Darron L West’s sound design plays a major role in this drama, frequently evoking the offstage world of the play — birds, crickets, dogs, sirens, even the suggestion of the cotton gin and the world of the town, from which Archie and Baby Doll are isolated. A loud steel guitar between scenes throughout the play powerfully helps to create the mood, serving the purpose of a chorus commenting on events and warning of future consequences.
Costumes by Susan Hilferty are crucial and highly effective in establishing the four sharply contrasting principal characters, helping to reveal who they are psychologically and physically and how they relate to the other characters in the play and to the larger society.
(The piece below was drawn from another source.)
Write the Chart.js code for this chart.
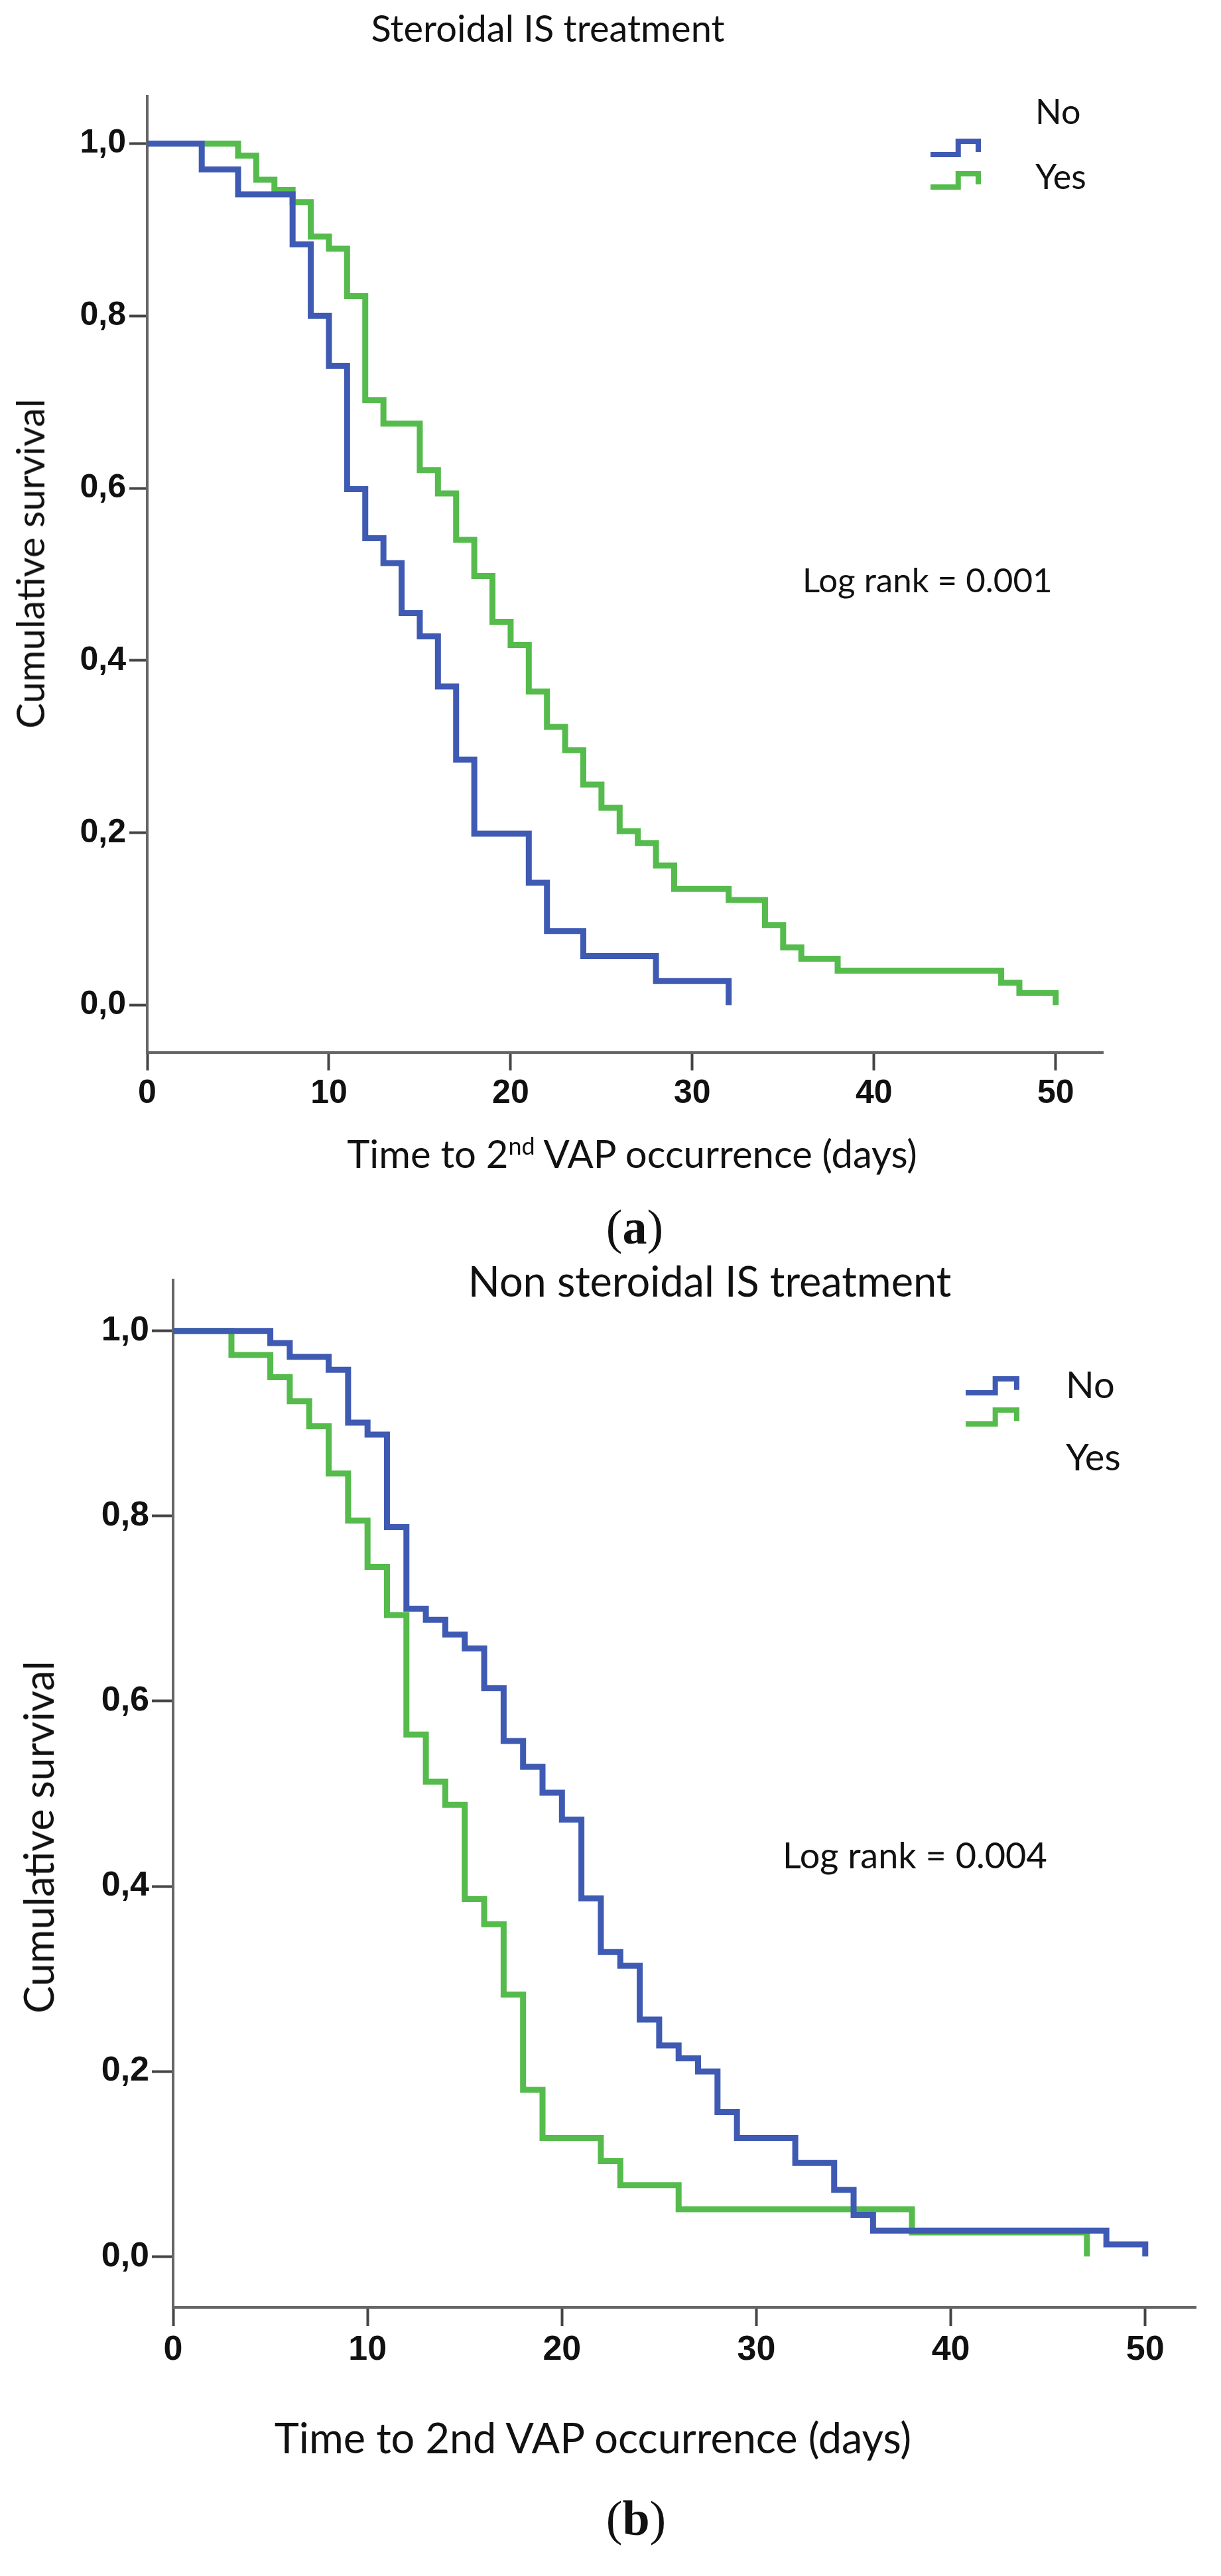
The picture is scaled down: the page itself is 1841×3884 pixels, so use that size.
<!DOCTYPE html>
<html>
<head>
<meta charset="utf-8">
<script src="https://cdn.jsdelivr.net/npm/chart.js@4.4.1/dist/chart.umd.min.js"></script>
<style>
  html, body { margin: 0; padding: 0; background: #fff; }
  #page { position: relative; width: 1841px; height: 3884px; overflow: hidden; font-family: Lato, 'Open Sans', sans-serif; color: #111; }
  canvas { position: absolute; left: 0; }
  .txt { position: absolute; white-space: nowrap; line-height: 1; transform: translate(-50%, -50%); }
  .txt.left { transform: translate(0, -50%); }
  .txt.rot { transform: translate(-50%, -50%) rotate(-90deg); }
  .txt sup { font-size: 0.62em; vertical-align: 0; position: relative; top: -0.55em; }
  .cap { font-family: 'Liberation Serif', 'DejaVu Serif', serif; }
</style>
</head>
<body>
<div id="page">
  <canvas id="chartA" width="1841" height="1800" style="top:0px"></canvas>
  <canvas id="chartB" width="1841" height="2084" style="top:1800px"></canvas>

  <div class="txt" style="left:826px;top:42px;font-size:56px">Steroidal IS treatment</div>
  <div class="txt rot" style="left:45px;top:850px;font-size:58px">Cumulative survival</div>
  <div class="txt left" style="left:1210px;top:873px;font-size:51px">Log rank = 0.001</div>
  <div class="txt" style="left:953px;top:1739px;font-size:58px">Time to 2<sup>nd</sup> VAP occurrence (days)</div>
  <div class="txt cap" style="left:957px;top:1850px;font-size:74px">(<b>a</b>)</div>

  <div class="txt" style="left:1070px;top:1930px;font-size:63px">Non steroidal IS treatment</div>
  <div class="txt rot" style="left:57px;top:2770px;font-size:62px">Cumulative survival</div>
  <div class="txt left" style="left:1180px;top:2797px;font-size:54px">Log rank = 0.004</div>
  <div class="txt" style="left:894px;top:3674px;font-size:63px">Time to 2nd VAP occurrence (days)</div>
  <div class="txt cap" style="left:959px;top:3797px;font-size:74px">(<b>b</b>)</div>
</div>

<script>
// tick values and labels (same for both panels)
const xTickValues = [0, 10, 20, 30, 40, 50];
const xTickLabels = ['0', '10', '20', '30', '40', '50'];
const yTickValues = [0, 0.2, 0.4, 0.6, 0.8, 1.0];
const yTickLabels = ['0,0', '0,2', '0,4', '0,6', '0,8', '1,0'];
const seriesNames = ['No', 'Yes'];

// (a) Steroidal IS treatment - event times (days) and survival after each step
const steroidNoTimes = [0, 3, 5, 8, 9, 10, 11, 12, 13, 14, 15, 16, 17, 18, 21, 22, 24, 28, 32];
const steroidNoSurv = [1, 0.970, 0.941, 0.883, 0.800, 0.742, 0.599, 0.542, 0.513, 0.455, 0.428, 0.370, 0.285, 0.199, 0.142, 0.086, 0.057, 0.028, 0];
const steroidYesTimes = [0, 5, 6, 7, 8, 9, 10, 11, 12, 13, 15, 16, 17, 18, 19, 20, 21, 22, 23, 24, 25, 26, 27, 28, 29, 32, 34, 35, 36, 38, 47, 48, 50];
const steroidYesSurv = [1, 0.986, 0.958, 0.946, 0.932, 0.892, 0.878, 0.823, 0.702, 0.675, 0.621, 0.594, 0.540, 0.498, 0.445, 0.418, 0.364, 0.323, 0.296, 0.256, 0.229, 0.202, 0.188, 0.162, 0.135, 0.122, 0.093, 0.067, 0.054, 0.040, 0.026, 0.014, 0];

// (b) Non steroidal IS treatment
const nonSteroidNoTimes = [0, 5, 6, 8, 9, 10, 11, 12, 13, 14, 15, 16, 17, 18, 19, 20, 21, 22, 23, 24, 25, 26, 27, 28, 29, 32, 34, 35, 36, 48, 50];
const nonSteroidNoSurv = [1, 0.987, 0.972, 0.958, 0.901, 0.888, 0.788, 0.700, 0.688, 0.672, 0.657, 0.614, 0.557, 0.529, 0.501, 0.472, 0.387, 0.329, 0.314, 0.256, 0.228, 0.214, 0.200, 0.156, 0.128, 0.101, 0.072, 0.045, 0.028, 0.013, 0];
const nonSteroidYesTimes = [0, 3, 5, 6, 7, 8, 9, 10, 11, 12, 13, 14, 15, 16, 17, 18, 19, 22, 23, 26, 38, 47];
const nonSteroidYesSurv = [1, 0.974, 0.950, 0.924, 0.897, 0.846, 0.795, 0.745, 0.693, 0.564, 0.513, 0.488, 0.386, 0.359, 0.283, 0.180, 0.128, 0.103, 0.077, 0.051, 0.026, 0];

const colors = ['#3f5ab3', '#55bb4c'];

function toPoints(times, surv) {
  return times.map((t, i) => ({ x: t, y: surv[i] }));
}

// legend drawn by hand, SPSS puts the step icons a bit off the labels
const kmLegend = {
  id: 'kmLegend',
  afterDraw(chart, args, o) {
    const ctx = chart.ctx;
    ctx.save();
    chart.data.datasets.forEach((ds, i) => {
      const it = o.items[i];
      const x0 = o.iconX, w = o.iconW, h = o.iconH, y0 = it.iconY;
      ctx.strokeStyle = ds.borderColor;
      ctx.lineWidth = o.lineWidth;
      ctx.lineJoin = 'miter';
      ctx.lineCap = 'butt';
      ctx.beginPath();
      ctx.moveTo(x0, y0 + h);
      ctx.lineTo(x0 + w * 0.58, y0 + h);
      ctx.lineTo(x0 + w * 0.58, y0);
      ctx.lineTo(x0 + w, y0);
      ctx.lineTo(x0 + w, y0 + h * 0.8);
      ctx.stroke();
      ctx.fillStyle = '#111';
      ctx.font = o.font;
      ctx.textBaseline = 'middle';
      ctx.textAlign = 'left';
      ctx.fillText(ds.label, o.textX, it.textY);
    });
    ctx.restore();
  }
};

function makeChart(id, noPts, yesPts, p) {
  const tickFont = { family: "'Liberation Sans', Arial, sans-serif", weight: 'bold', size: p.tickSize };
  return new Chart(document.getElementById(id), {
    type: 'line',
    data: {
      datasets: [
        { label: seriesNames[0], data: noPts, borderColor: colors[0], borderWidth: p.lineWidth, stepped: 'before', pointRadius: 0, fill: false },
        { label: seriesNames[1], data: yesPts, borderColor: colors[1], borderWidth: p.lineWidth, stepped: 'before', pointRadius: 0, fill: false }
      ]
    },
    options: {
      responsive: false,
      devicePixelRatio: 1,
      animation: false,
      layout: { padding: { left: 0, top: p.top, right: p.right, bottom: 0 } },
      plugins: {
        legend: { display: false },
        tooltip: { enabled: false },
        kmLegend: p.legend
      },
      scales: {
        x: {
          type: 'linear',
          min: 0,
          max: 52.6,
          afterFit: s => { s.height = p.xHeight; },
          afterBuildTicks: s => { s.ticks = xTickValues.map(v => ({ value: v })); },
          ticks: { font: tickFont, color: '#111', padding: 5, maxRotation: 0, autoSkip: false,
                   callback: (v, i) => xTickLabels[i] },
          grid: { drawOnChartArea: false, drawTicks: true, tickLength: p.xTickLen, tickWidth: 4, tickColor: '#444' },
          border: { display: true, color: '#666', width: 4 }
        },
        y: {
          type: 'linear',
          min: -0.055,
          max: 1.055,
          afterFit: s => { s.width = p.yWidth; },
          afterBuildTicks: s => { s.ticks = yTickValues.map(v => ({ value: v })); },
          ticks: { font: tickFont, color: '#111', padding: p.yPad, autoSkip: false,
                   callback: (v, i) => yTickLabels[i] },
          grid: { drawOnChartArea: false, drawTicks: true, tickLength: p.yTickLen, tickWidth: 4, tickColor: '#444' },
          border: { display: true, color: '#666', width: 4 }
        }
      }
    },
    plugins: [kmLegend]
  });
}

makeChart('chartA',
  toPoints(steroidNoTimes, steroidNoSurv),
  toPoints(steroidYesTimes, steroidYesSurv),
  {
    top: 145, right: 178, xHeight: 213, yWidth: 222,
    tickSize: 50, lineWidth: 9, xTickLen: 27, yTickLen: 27, yPad: 5,
    legend: {
      iconX: 1403, iconW: 72, iconH: 20, lineWidth: 8, textX: 1561, font: '52px Lato',
      items: [ { iconY: 213, textY: 170 }, { iconY: 262, textY: 268 } ]
    }
  });

makeChart('chartB',
  toPoints(nonSteroidNoTimes, nonSteroidNoSurv),
  toPoints(nonSteroidYesTimes, nonSteroidYesSurv),
  {
    top: 130, right: 38, xHeight: 405, yWidth: 261,
    tickSize: 52, lineWidth: 9, xTickLen: 28, yTickLen: 32, yPad: 4,
    legend: {
      iconX: 1456, iconW: 77, iconH: 21, lineWidth: 8, textX: 1607, font: '56px Lato',
      items: [ { iconY: 279, textY: 290 }, { iconY: 326, textY: 399 } ]
    }
  });
</script>
</body>
</html>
Ms. Mann has directed with a sure hand to unify the production elements and to move the play swiftly towards its dramatic conclusion in less than two hours. Many captivating scenes hold the audience’s attention from start to finish. Particularly memorable are the unsettling interactions between the sex-starved Archie and his unwilling young wife, the dramatic offstage fire that burns down the Syndicate’s cotton gin but seems to ignite the fires of romance for Baby Doll and vengeance for Vaccaro, and, most strikingly, the prolonged dance of desire between Vaccaro and Baby Doll, which begins as a quest for revenge, but develops gradually into a powerful erotic and romantic attraction that transforms Baby Doll’s life.
In her program note, Ms. Mann describes the process of creating — or re-creating — Baby Doll at McCarter. “Adapting the screenplay of Baby Doll to the stage has been an exciting process. It felt akin to discovering a new Tennessee Williams play.” It’s a brilliant adaptation and production, a fascinating “new” work by the man who may be the greatest playwright in the history of American theater.